New national helpline
Earlier this year, the U.S. government introduced 988, a three-digit crisis line. Whereas 911 connects callers to emergency services, 988 quickly puts people in distress in touch with local mental health support.
Another valuable tool is screening, often performed by providers in various clinical settings.
“These help, whether you came in because you are having headaches or you’re feeling depressed,” Dr. Cadieux said. “Depression, anxiety and suicidal thoughts can happen to anyone at any point. We want to connect patients (to) support as soon as possible.”
Tapping into tech
Smartphones and wearable devices may help, too. In one study, researchers monitored wearable use among adolescents, tracking heart rate, step count and other metrics three times a day, according to the American Psychological Association.
This kind of information may help monitor a patient’s mood by tracking any deviations from their baseline measurements, indicating a possible increased level of risk for suicide.
Therapy continues to be a critical tool to help patients who may struggle with mental health. And identifying the best therapy for the patient is essential.
An American Journal of Psychiatry study found that brief treatment—12 sessions of cognitive behavioral therapy—helped reduce suicidal risk in veterans by 60%.
After early signs of promise, the U.S. Department of Veterans Affairs is engaged in a large-scale test of Caring Letters to better treat veterans.

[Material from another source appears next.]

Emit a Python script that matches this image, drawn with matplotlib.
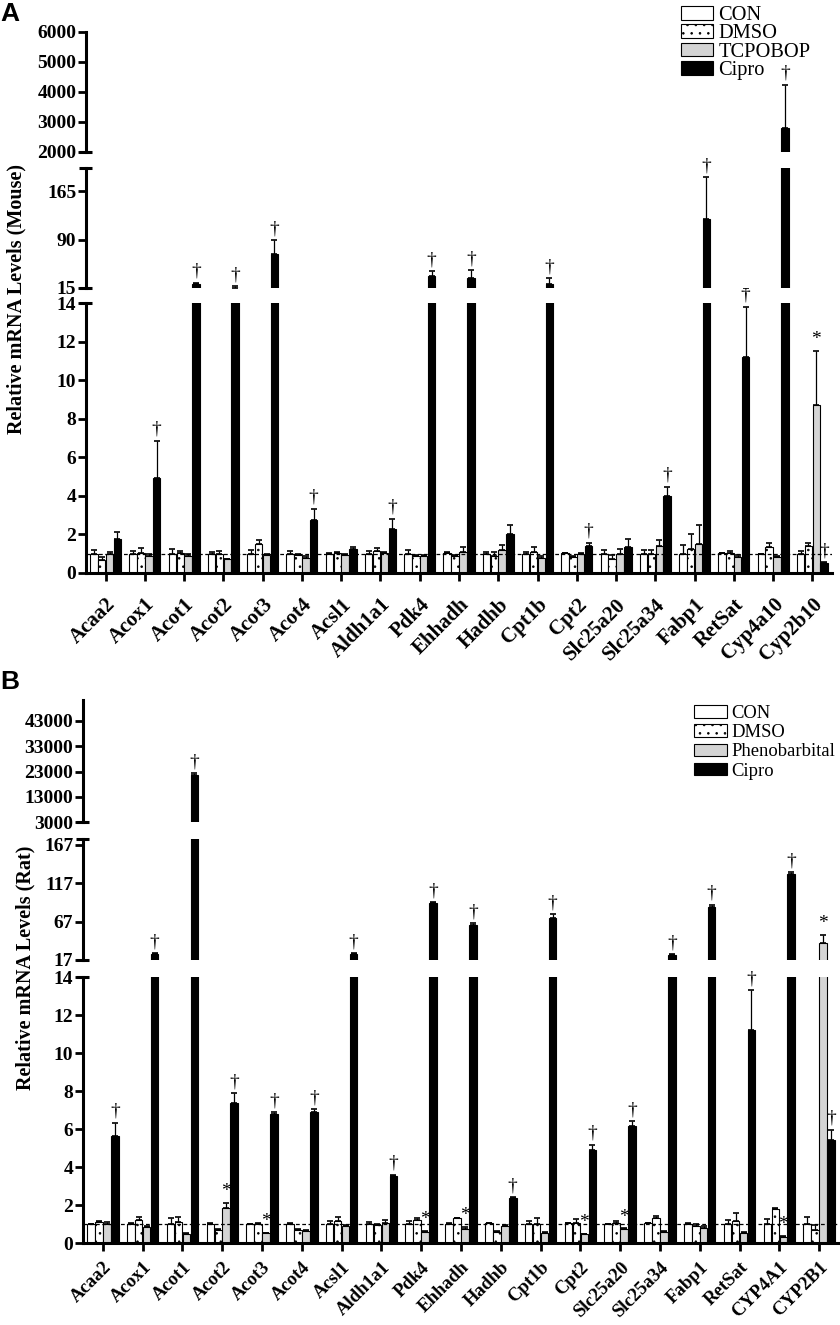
import numpy as np
import matplotlib
matplotlib.use("Agg")
import matplotlib.pyplot as plt
from matplotlib.patches import Patch

plt.rcParams['font.family'] = ['Liberation Serif', 'DejaVu Serif']
plt.rcParams['hatch.linewidth'] = 0.6

# ---- panel A: mouse ----
genes_A = ['Acaa2', 'Acox1', 'Acot1', 'Acot2', 'Acot3', 'Acot4', 'Acsl1', 'Aldh1a1',
           'Pdk4', 'Ehhadh', 'Hadhb', 'Cpt1b', 'Cpt2', 'Slc25a20', 'Slc25a34', 'Fabp1',
           'RetSat', 'Cyp4a10', 'Cyp2b10']
con_A = [1.0, 1.0, 1.0, 1.0, 1.0, 1.0, 1.0, 1.0, 1.0, 1.04, 1.0, 1.0, 1.04, 1.0, 1.0, 1.0, 1.02, 1.0, 1.0]
con_A_err = [0.17, 0.15, 0.23, 0.10, 0.18, 0.16, 0.04, 0.15, 0.18, 0.03, 0.10, 0.10, 0.02, 0.18, 0.20, 0.44, 0.04, 0.01, 0.16]
dmso_A = [0.70, 1.04, 1.04, 1.0, 1.51, 0.92, 1.06, 1.15, 0.89, 0.87, 0.88, 1.10, 0.82, 0.71, 1.0, 1.25, 1.04, 1.35, 1.42]
dmso_A_err = [0.13, 0.26, 0.12, 0.15, 0.23, 0.05, 0.05, 0.15, 0.05, 0.09, 0.22, 0.25, 0.05, 0.25, 0.20, 0.80, 0.12, 0.23, 0.16]
tcp_A = [0.97, 0.88, 0.87, 0.71, 0.92, 0.78, 0.95, 1.04, 0.88, 1.10, 1.20, 0.76, 0.99, 1.0, 1.42, 1.50, 0.85, 0.83, 8.75]
tcp_A_err = [0.13, 0.12, 0.10, 0.03, 0.08, 0.09, 0.02, 0.04, 0.08, 0.25, 0.25, 0.11, 0.07, 0.27, 0.30, 0.97, 0.07, 0.03, 2.78]
cip_A = [1.75, 4.95, 20.7, 15.3, 67, 2.73, 1.25, 2.3, 33.6, 30.9, 2.0, 20.7, 1.42, 1.35, 4.0, 122, 11.22, 2800, 0.52]
cip_A_err = [0.40, 1.93, 2.5, 2.7, 22, 0.62, 0.10, 0.53, 7.7, 11.5, 0.47, 9.3, 0.16, 0.44, 0.48, 64, 2.61, 1450, 0.03]
dag_A = [0, 1, 1, 1, 1, 1, 0, 1, 1, 1, 0, 1, 1, 0, 1, 1, 1, 1, 1]
star_A = [0] * 18 + [1]

# ---- panel B: rat ----
genes_B = ['Acaa2', 'Acox1', 'Acot1', 'Acot2', 'Acot3', 'Acot4', 'Acsl1', 'Aldh1a1',
           'Pdk4', 'Ehhadh', 'Hadhb', 'Cpt1b', 'Cpt2', 'Slc25a20', 'Slc25a34', 'Fabp1',
           'RetSat', 'CYP4A1', 'CYP2B1']
con_B = [0.98, 1.02, 0.98, 1.02, 0.98, 0.98, 0.98, 0.98, 0.98, 1.02, 1.03, 0.98, 1.03, 0.98, 1.03, 1.02, 0.98, 0.98, 0.98]
con_B_err = [0.01, 0.02, 0.34, 0.05, 0.01, 0.09, 0.18, 0.12, 0.16, 0.02, 0.02, 0.16, 0.03, 0.01, 0.04, 0.05, 0.25, 0.30, 0.39]
dmso_B = [1.09, 1.23, 1.10, 0.70, 0.98, 0.70, 1.18, 0.93, 1.21, 1.31, 0.60, 0.98, 1.07, 1.07, 1.31, 0.89, 1.16, 1.79, 0.68]
dmso_B_err = [0.05, 0.14, 0.27, 0.03, 0.09, 0.05, 0.19, 0.05, 0.12, 0.03, 0.03, 0.35, 0.19, 0.07, 0.13, 0.10, 0.42, 0.07, 0.28]
phe_B = [1.0, 0.84, 0.49, 1.82, 0.53, 0.65, 0.88, 1.07, 0.58, 0.75, 0.91, 0.53, 0.46, 0.74, 0.58, 0.79, 0.53, 0.33, 39.6]
phe_B_err = [0.10, 0.03, 0.05, 0.30, 0.02, 0.05, 0.06, 0.16, 0.07, 0.11, 0.03, 0.05, 0.03, 0.03, 0.07, 0.09, 0.07, 0.05, 10]
cip_B = [5.63, 25, 21700, 7.37, 6.79, 6.88, 25, 3.51, 91, 62.6, 2.37, 71.3, 4.91, 6.14, 23.5, 86.5, 11.19, 129, 5.4]
cip_B_err = [0.70, 1.0, 600, 0.53, 0.11, 0.17, 1.0, 0.09, 1.3, 2.6, 0.04, 5.5, 0.27, 0.26, 0.8, 2.6, 2.11, 3, 0.56]
dag_B = [1] * 19
star_B = [0, 0, 0, 1, 1, 0, 0, 0, 1, 1, 0, 0, 1, 1, 0, 0, 0, 1, 1]

W, H = 840, 1325
fig = plt.figure(figsize=(W / 100, H / 100), dpi=100)


def add_ax(l, t, r, b):
    return fig.add_axes([l / W, 1 - b / H, (r - l) / W, (b - t) / H])


styles = [dict(color='white', hatch=None), dict(color='white', hatch='..'),
          dict(color='#d4d4d4', hatch=None), dict(color='black', hatch=None)]


def panel(left, right, segs, genes, series, dags, stars, ylabel, ylab_xy,
          legend_names, leg_xy, leg_kw, xfs, xpad):
    x = np.arange(len(genes))
    axes = []
    for k, (t, b, lo, hi, ticks) in enumerate(segs):
        ax = add_ax(left, t, right, b)
        for j, (m, e) in enumerate(series):
            st = styles[j]
            ax.bar(x + (j - 1.5) * 0.2, m, 0.19, yerr=[np.zeros(len(m)), e],
                   color=st['color'], hatch=st['hatch'], edgecolor='black', linewidth=0.8,
                   error_kw=dict(ecolor='black', elinewidth=0.9, capsize=2.3, capthick=1.2))
        ax.set_ylim(lo, hi)
        ax.set_xlim(-0.5, len(genes) - 0.5)
        ax.set_yticks(ticks)
        ax.set_yticklabels([str(v) for v in ticks], fontweight='bold', fontsize=14)
        ax.tick_params(axis='y', direction='out', length=6, width=2, pad=1)
        for s in ['top', 'right']:
            ax.spines[s].set_visible(False)
        ax.spines['left'].set_linewidth(2.2)
        axw = (right - left)
        # short caps at the axis breaks
        ends = []
        if k > 0:
            ends.append(0)
        if k < len(segs) - 1:
            ends.append(1)
        for yy in ends:
            ax.plot([-7 / axw, 6 / axw], [yy, yy], transform=ax.transAxes, color='black',
                    lw=2.2, clip_on=False, solid_capstyle='butt')
        if k == 0:
            ax.spines['bottom'].set_linewidth(2.2)
            ax.set_xticks(x)
            ax.set_xticklabels(genes, rotation=45, ha='right', va='top', fontweight='bold', fontsize=xfs,
                               rotation_mode='anchor')
            ax.tick_params(axis='x', direction='out', length=5.5, width=2, pad=xpad)
            ax.axhline(1, ls=(0, (3, 2)), color='black', lw=0.9, zorder=5)
        else:
            ax.spines['bottom'].set_visible(False)
            ax.set_xticks([])
        axes.append((ax, lo, hi))

    # significance marks
    def mark(xi, top, sym):
        for ax, lo, hi in axes:
            if top <= hi or ax is axes[-1][0]:
                ax.annotate(sym, xy=(xi, top), xytext=(0, 2), textcoords='offset points',
                            ha='center', va='bottom', fontsize=14, annotation_clip=False)
                return

    for i in range(len(genes)):
        if dags[i]:
            mark(i + 0.3, series[3][0][i] + series[3][1][i], '\u2020')
        if stars[i]:
            mark(i + 0.1, series[2][0][i] + series[2][1][i], '*')

    fig.text(ylab_xy[0] / W, 1 - ylab_xy[1] / H, ylabel, rotation=90, ha='center', va='center',
             fontweight='bold', fontsize=14.5)
    handles = [Patch(facecolor=st['color'], hatch=st['hatch'], edgecolor='black', linewidth=0.8)
               for st in styles]
    fig.legend(handles, legend_names, loc='upper left', bbox_to_anchor=(leg_xy[0] / W, 1 - leg_xy[1] / H),
               frameon=False, handletextpad=0.25, borderpad=0, borderaxespad=0, **leg_kw)


segs_A = [(303.5, 573, 0, 14, list(range(0, 15, 2))),
          (168, 288, 15, 200.6, [15, 90, 165]),
          (32, 152, 2000, 6000, [2000, 3000, 4000, 5000, 6000])]
panel(86, 832, segs_A, genes_A,
      [(con_A, con_A_err), (dmso_A, dmso_A_err), (tcp_A, tcp_A_err), (cip_A, cip_A_err)],
      dag_A, star_A, 'Relative mRNA Levels (Mouse)', (16, 299),
      ['CON', 'DMSO', 'TCPOBOP', 'Cipro'], (681, 6),
      dict(fontsize=14.7, handlelength=1.57, handleheight=0.64, labelspacing=-0.03), 15, 10)

segs_B = [(977, 1243, 0, 14, list(range(0, 15, 2))),
          (839, 960, 17, 174.8, [17, 67, 117, 167]),
          (700, 822.3, 3000, 51150, [3000, 13000, 23000, 33000, 43000])]
panel(83, 839, segs_B, genes_B,
      [(con_B, con_B_err), (dmso_B, dmso_B_err), (phe_B, phe_B_err), (cip_B, cip_B_err)],
      dag_B, star_B, 'Relative mRNA Levels (Rat)', (25, 968),
      ['CON', 'DMSO', 'Phenobarbital', 'Cipro'], (694, 705),
      dict(fontsize=13.4, handlelength=1.77, handleheight=0.65, labelspacing=0.12), 13.5, 6)

fig.text(0 / W, 1 - 2 / H, 'A', fontsize=19, fontweight='bold', family='Liberation Sans', va='top', ha='left')
fig.text(0 / W, 1 - 670 / H, 'B', fontsize=19, fontweight='bold', family='Liberation Sans', va='top', ha='left')

fig.savefig('out.png', dpi=100)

After a veteran is released from the hospital, their providers send a number of personal notes of support, showing an interest in their well-being. These notes also include a reminder that help is available if they need it, and it provides information about nearby resources.
The ability to connect with others is important for everyone. “Having a connection with someone who will listen and be there is so important in supporting someone who is having suicidal thoughts,” Dr. Cadieux said.
Expanding support options
Beyond connecting with care providers for help, it’s also important for people to tap into growing support networks, Dr. Cadieux said.
There are groups designed to help those who are struggling with depression, such as the National Alliance on Mental Illness. There are also groups that can provide support to concerned family members.
Spectrum Health offers in-person and virtual appointments for mental and behavioral health treatment.
‘Being there for each other’
Every year, millions of people struggle with suicidal thoughts. Certain groups are at much higher risk, including Native Americans, Alaska Natives and non-Hispanic white populations.
Veterans and people who live in rural areas are also at higher risk, as are elderly people, as well as young people who identify as LGBTQ.
Certain professions, including first responders and those in the mining and construction industries, are also at higher risk.
Many health problems can elevate risk, too, including chronic illness, alcoholism and addiction.
And each pocket of risk reveals just how complex and widespread the problem is.
“Any person in any walk of life—any job, any age, any socioeconomic status—may have suicidal thoughts at some point,” Dr. Cadieux said. “This isn’t a veterans’ problem or a problem for adolescents.
“It’s an everybody problem. And we can all play a role in helping and being there for each other.”